Marchionne had planned to step down as CEO of FCA after the close of 2018. He always insisted his successor would come from inside– so it was no surprise when British manager Mike Manley, who helped boost Jeep to global success and get Fiat a foothold in Asia, was named his successor as Marchionne’s health failed.

Marchionne’s penchant for numbers was always clear in his quarterly presentations. He let his real satisfaction show in June’s presentation when he announced the company had reached zero debt, by donning a tie for the first time in a decade – albeit briefly.

His next major move was to be the presentation of a new business plan in September for Ferrari, which he aimed to turn into a luxury company beyond just cars to further boost earnings.

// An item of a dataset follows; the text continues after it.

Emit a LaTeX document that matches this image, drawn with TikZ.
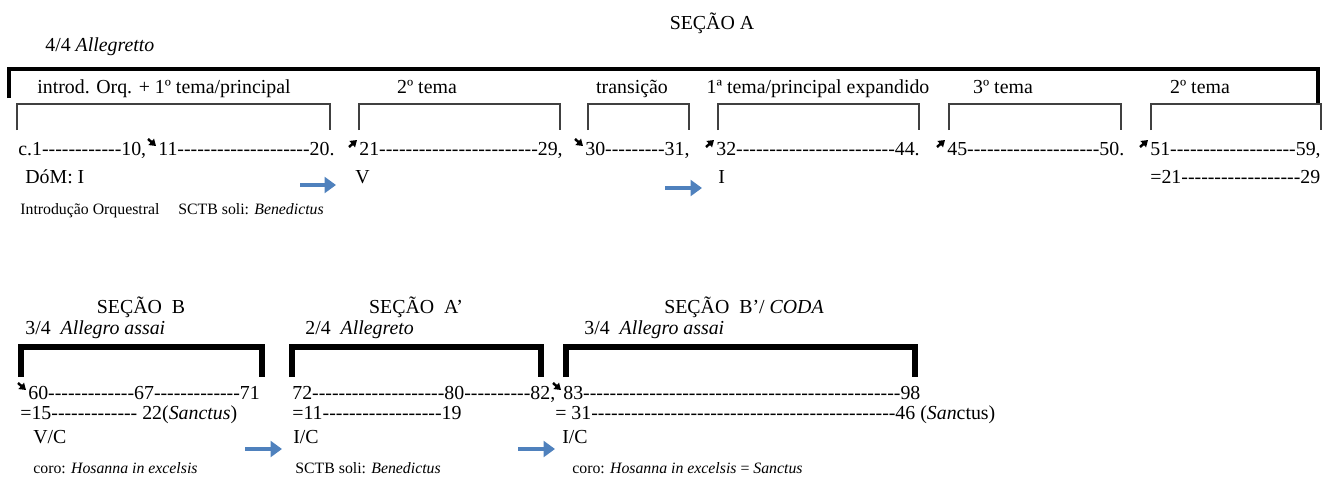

At his last public appearance as CEO, in June, Marchionne attended a ceremony in Rome at which a Jeep was presented to the Carabinieri police. He noted that his father was a Carabinieri officer and he recognised in the Carabinieri “the same values at the basis of my own education: seriousness, honesty, sense of duty, discipline and spirit of service.”

Marchionne was divorced. He is survived by his companion, Manuela Battezzato, and two adult sons, Alessio and Tyler.